The paper introduces a regularization term based on Entropy, which is used to make the descriptors more sparse. This means that negative images won't be as 'close' to each other as they used to be in SimCLR. By doing this, it overcomes a major drawback of SimCLR where a descriptor of size 128 was as efficient as a descriptor of size 512.

Robust augmentations

It adds more robust augmentations to its augmentation pipeline. The authors have also adapted the InfoNCE loss function to make it suitable for cut-mix/mixup augmentation.

GeM Pooling

The paper makes good use of GeM Pooling, which was heavily used in the Instance matching genre. Ablation studies also prove its importance.

Post-processing of descriptors

The post-processing of descriptors is very innovative. The use of whitening + L2 norm from the impressive FAISS library is something that warrants further investigation.

Bad things about the paper

Choice of base model

The authors could have started with a more powerful model like ViT instead of a ResNet. It would be worth checking their code to see if it can be modified for 'plug n play' with different models. Encoders for transformers should be modified to give suitable descriptors, as Encoders are known for their pre-training capabilities and can be used for larger images as well.

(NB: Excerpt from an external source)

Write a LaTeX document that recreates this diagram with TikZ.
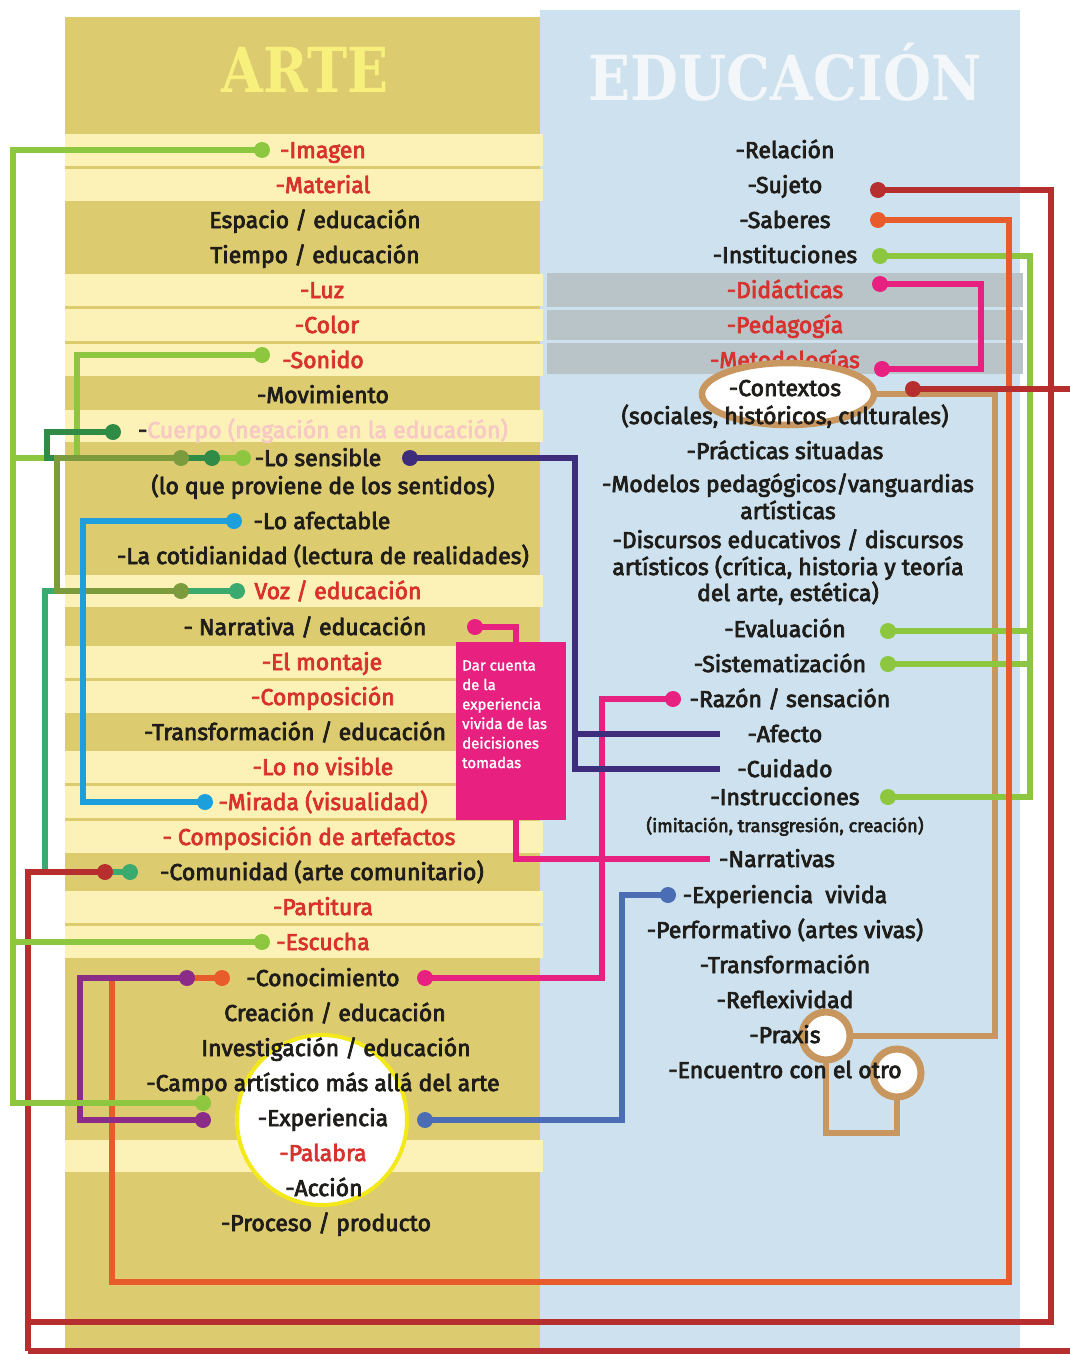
\documentclass[tikz,border=0pt]{standalone}
\usepackage{graphicx}
\usepackage{fontspec}
\setmainfont{Fira Sans}[FakeBold=3.2]
\newfontfamily\headfont{DejaVu Serif}
\newfontfamily\notefont{Fira Sans}[FakeBold=1.6]
\newcommand\rowfont{\fontsize{23}{26}\selectfont}

\definecolor{panTan}{HTML}{DDCB70}
\definecolor{panLight}{HTML}{FCF2B8}
\definecolor{panBlue}{HTML}{CDE2EE}
\definecolor{panGray}{HTML}{B9C4C8}
\definecolor{headYellow}{HTML}{F8F07C}
\definecolor{headWhite}{HTML}{F3F7FA}
\definecolor{txtRed}{HTML}{D8322F}
\definecolor{txtDark}{HTML}{1F1D1A}
\definecolor{txtPink}{HTML}{F7C9C4}
\definecolor{cLgreen}{HTML}{8DC63F}
\definecolor{cDgreen}{HTML}{2F8B45}
\definecolor{cOlive}{HTML}{7C9B3C}
\definecolor{cTeal}{HTML}{3AAA6E}
\definecolor{cCyan}{HTML}{1C9FDB}
\definecolor{cIndigo}{HTML}{3E2C7C}
\definecolor{cPink}{HTML}{E8207F}
\definecolor{cRed}{HTML}{B72E2E}
\definecolor{cOrange}{HTML}{E85B2A}
\definecolor{cPurple}{HTML}{8A2C88}
\definecolor{cSteel}{HTML}{4A6DB3}
\definecolor{cTan}{HTML}{C8965F}
\definecolor{ringYellow}{HTML}{F2E81A}

\begin{document}
\begin{tikzpicture}[x=1pt,y=-1pt,
  lbl/.style={font=\rowfont, text=txtDark, inner sep=0pt, anchor=base},
  rlbl/.style={lbl, text=txtRed},
  wire/.style={draw=#1, line width=6.5pt},
  dot/.style={circle, fill=#1, minimum size=16pt, inner sep=0pt},
  lightrow/.style={fill=panLight},
  grayrow/.style={fill=panGray}]

\useasboundingbox (0,0) rectangle (1070,1354);
\clip (0,0) rectangle (1070,1354);
\fill[white] (0,0) rectangle (1070,1354);

% panels
\fill[panTan] (65,17) rectangle (541,1354);
\fill[panBlue] (540,10) rectangle (1020,1354);

% light rows of the ARTE column
\foreach \c in {150,185,290,325,360,426,591,662,697,767,802,837,907,942,1156}
  \fill[lightrow] (65,\c-16) rectangle (543,\c+16);

% gray rows of the EDUCACION column
\fill[grayrow] (547,273) rectangle (1023,307);
\fill[grayrow] (547,310) rectangle (1023,340);
\fill[grayrow] (547,343) rectangle (1023,374);

% titles
\node[font=\headfont\bfseries\fontsize{62}{62}\selectfont, text=headYellow, inner sep=0pt] (tArte) at (305,70) {\scalebox{0.87}[1]{ARTE}};
\node[font=\headfont\bfseries\fontsize{62}{62}\selectfont, text=headWhite, inner sep=0pt] (tEdu) at (785,72) {\scalebox{0.89}[1]{EDUCACIÓN}};

% circles behind the text
\draw[ringYellow, line width=4pt, fill=white] (322,1120) circle[radius=85pt];
\draw[cTan, line width=7pt, fill=white] (826,1036) circle[radius=24pt];
\draw[cTan, line width=7pt, fill=white] (897,1073) circle[radius=24pt];
\draw[cTan, line width=6.5pt] (826,1060) -- (826,1133) -- (897,1133) -- (897,1097);

% ARTE column
\node[rlbl] (imagen) at (323,158) {-Imagen};
\node[rlbl] (material) at (323,193) {-Material};
\node[lbl] (espacio) at (315,228) {Espacio / educación};
\node[lbl] (tiempo) at (315,263) {Tiempo / educación};
\node[rlbl] (luz) at (322,298) {-Luz};
\node[rlbl] (color) at (327,333) {-Color};
\node[rlbl] (sonido) at (323,368) {-Sonido};
\node[lbl] (movimiento) at (323,403) {-Movimiento};
\node[lbl] (cuerpo) at (323,438) {-\textcolor{txtPink}{Cuerpo (negación en la educación)}};
\node[lbl] (sensible) at (318,466) {-Lo sensible};
\node[lbl] (sentidos) at (323,494) {(lo que proviene de los sentidos)};
\node[lbl] (afectable) at (322,529) {-Lo afectable};
\node[lbl] (cotidiano) at (323,564) {-La cotidianidad (lectura de realidades)};
\node[rlbl] (voz) at (338,599) {Voz / educación};
\node[lbl] (narrativa) at (305,635) {- Narrativa / educación};
\node[rlbl] (montaje) at (322,670) {-El montaje};
\node[rlbl] (composicion) at (323,705) {-Composición};
\node[lbl] (transfEdu) at (295,740) {-Transformación / educación};
\node[rlbl] (novisible) at (323,775) {-Lo no visible};
\node[rlbl] (mirada) at (323,810) {-Mirada (visualidad)};
\node[rlbl] (artefactos) at (309,845) {- Composición de artefactos};
\node[lbl] (comunidad) at (322,880) {-Comunidad (arte comunitario)};
\node[rlbl] (partitura) at (323,915) {-Partitura};
\node[rlbl] (escucha) at (323,950) {-Escucha};
\node[lbl] (conocimiento) at (323,986) {-Conocimiento};
\node[lbl] (creacion) at (335,1021) {Creación / educación};
\node[lbl] (investigacion) at (336,1056) {Investigación / educación};
\node[lbl] (campo) at (323,1091) {-Campo artístico más allá del arte};
\node[lbl] (experiencia) at (323,1126) {-Experiencia};
\node[rlbl] (palabra) at (323,1161) {-Palabra};
\node[lbl] (accion) at (324,1196) {-Acción};
\node[lbl] (proceso) at (326,1231) {-Proceso / producto};

% EDUCACION column
\node[lbl] (relacion) at (785,158) {-Relación};
\node[lbl] (sujeto) at (785,193) {-Sujeto};
\node[lbl] (saberes) at (785,228) {-Saberes};
\node[lbl] (instituciones) at (785,263) {-Instituciones};
\node[rlbl] (didacticas) at (785,298) {-Didácticas};
\node[rlbl] (pedagogia) at (785,333) {-Pedagogía};
\node[rlbl] (metodologias) at (785,368) {-Metodologías};
\draw[cTan, line width=6.5pt, fill=white] (788,394) ellipse[x radius=86pt, y radius=31pt];
\node[lbl] (contextos) at (785,396) {-Contextos};
\node[lbl] (sociales) at (785,424) {(sociales, históricos, culturales)};
\node[lbl] (practicas) at (785,459) {-Prácticas situadas};
\node[lbl] (modelos) at (788,492) {-Modelos pedagógicos/vanguardias};
\node[lbl] (modelos2) at (788,519) {artísticas};
\node[lbl] (discursos) at (788,548) {-Discursos educativos / discursos};
\node[lbl] (discursos2) at (788,575) {artísticos (crítica, historia y teoría};
\node[lbl] (discursos3) at (788,601) {del arte, estética)};
\node[lbl] (evaluacion) at (785,637) {-Evaluación};
\node[lbl] (sistematizacion) at (780,672) {-Sistematización};
\node[lbl] (razon) at (790,707) {-Razón / sensación};
\node[lbl] (afecto) at (785,742) {-Afecto};
\node[lbl] (cuidado) at (785,777) {-Cuidado};
\node[lbl] (instrucciones) at (785,805) {-Instrucciones};
\node[lbl, font=\fontsize{18}{20}\selectfont] (imitacion) at (785,832) {(imitación, transgresión, creación)};
\node[lbl] (narrativas) at (777,867) {-Narrativas};
\node[lbl] (vivida) at (785,903) {-Experiencia\ \ vivida};
\node[lbl] (performativo) at (785,938) {-Performativo (artes vivas)};
\node[lbl] (transformacion) at (785,973) {-Transformación};
\node[lbl] (reflexividad) at (785,1008) {-Reflexividad};
\node[lbl] (praxis) at (785,1043) {-Praxis};
\node[lbl] (encuentro) at (785,1078) {-Encuentro con el otro};

% connector end points
\coordinate (pImagen) at (262,150);
\coordinate (pSonido) at (262,355);
\coordinate (pEscucha) at (262,942);
\coordinate (pCampo) at (203,1103);
\coordinate (pSensLG) at (243,458);
\coordinate (pSensDG) at (212,458);
\coordinate (pSensOL) at (181,458);
\coordinate (pCuerpo) at (113,432);
\coordinate (pVozOL) at (181,591);
\coordinate (pVozTE) at (237,591);
\coordinate (pComTE) at (130,872);
\coordinate (pComRD) at (105,872);
\coordinate (pAfect) at (234,521);
\coordinate (pMirada) at (205,802);
\coordinate (pSensIN) at (410,458);
\coordinate (pNarr) at (475,627);
\coordinate (pConPU) at (187,978);
\coordinate (pConOR) at (222,978);
\coordinate (pConPK) at (425,978);
\coordinate (pExpPU) at (203,1120);
\coordinate (pExpBL) at (425,1120);
\coordinate (pSujeto) at (878,190);
\coordinate (pSaberes) at (878,220);
\coordinate (pInst) at (880,256);
\coordinate (pDid) at (880,284);
\coordinate (pMet) at (882,369);
\coordinate (pCtx) at (913,389);
\coordinate (pEval) at (888,631);
\coordinate (pSist) at (888,664);
\coordinate (pInstr) at (888,797);
\coordinate (pRazon) at (673,699);
\coordinate (pVivida) at (668,895);
\coordinate (eAfecto) at (720,734);
\coordinate (eCuidado) at (720,769);
\coordinate (eNarrativas) at (710,859);

% tan link from the contexts ellipse to praxis
\draw[wire=cTan] (875,394) -| (995,1036) -- (850,1036);

% right green bus
\draw[wire=cLgreen] (pInst) -| (1030,797) -- (pInstr);
\draw[wire=cLgreen] (pEval) -- (1030,631);
\draw[wire=cLgreen] (pSist) -- (1030,664);

% community links
\draw[wire=cTeal] (pVozTE) -| (45,872) -- (pComTE);
\draw[wire=cRed] (pComRD) -| (28,1351);

% saberes loop
\draw[wire=cOrange] (pConOR) -| (112,1282) -| (1009,220) -- (pSaberes);
\draw[wire=cPurple] (pConPU) -| (80,1120) -- (pExpPU);

% left green bus
\draw[wire=cLgreen] (pImagen) -| (13,1103) -- (pCampo);
\draw[wire=cLgreen] (13,458) -- (pSensLG);
\draw[wire=cLgreen] (13,942) -- (pEscucha);
\draw[wire=cLgreen] (pSonido) -| (77,458);
\draw[wire=cDgreen] (pCuerpo) -| (47,458) -- (pSensDG);
\draw[wire=cOlive] (pSensOL) -| (57,591) -- (pVozOL);
\draw[wire=cCyan] (pAfect) -| (83,802) -- (pMirada);

% pink links
\draw[wire=cPink] (pConPK) -| (602,699) -- (pRazon);
\draw[wire=cPink] (pNarr) -| (516,650);
\draw[wire=cPink] (516,810) |- (eNarrativas);
\node[fill=cPink, minimum width=110pt, minimum height=178pt, inner sep=0pt] (nota) at (511,731) {};
\node[font=\notefont\fontsize{15}{19.5}\selectfont, text=white, align=left, anchor=north west, inner sep=0pt] (notaTxt) at (462,660) {Dar cuenta\\de la\\experiencia\\vivida de las\\deicisiones\\tomadas};

% affect and care
\draw[wire=cIndigo] (pSensIN) -| (575,769) -- (eCuidado);
\draw[wire=cIndigo] (575,734) -- (eAfecto);

% lived experience
\draw[wire=cSteel] (pExpBL) -| (622,895) -- (pVivida);

% didactics loop
\draw[wire=cPink] (pDid) -| (981,369) -- (pMet);

% outer red loops
\draw[wire=cRed] (pSujeto) -| (1051,1322) -- (28,1322);
\draw[wire=cRed] (pCtx) -| (1085,1351) -- (28,1351);

% dots
\foreach \p/\c in {pImagen/cLgreen, pSonido/cLgreen, pEscucha/cLgreen, pCampo/cLgreen,
  pSensLG/cLgreen, pSensDG/cDgreen, pSensOL/cOlive, pCuerpo/cDgreen, pVozOL/cOlive,
  pVozTE/cTeal, pComTE/cTeal, pComRD/cRed, pAfect/cCyan, pMirada/cCyan, pSensIN/cIndigo,
  pNarr/cPink, pConPU/cPurple, pConOR/cOrange, pConPK/cPink, pExpPU/cPurple, pExpBL/cSteel,
  pSujeto/cRed, pSaberes/cOrange, pInst/cLgreen, pDid/cPink, pMet/cPink, pCtx/cRed,
  pEval/cLgreen, pSist/cLgreen, pInstr/cLgreen, pRazon/cPink, pVivida/cSteel}
  \node[dot=\c] (d\p) at (\p) {};

\end{tikzpicture}
\end{document}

Potential for further improvements

SWaV could also be an inspiration to build upon this paper as it uses clustering algorithms to provide training time labels. For a task of copy detection, this looks like a suitable approach.

Conclusion

Despite some areas for potential improvement, this paper presents a significant advancement in self-supervised learning for image copy detection. The innovative approaches to regularization, augmentation, and post-processing make it a valuable contribution to the field.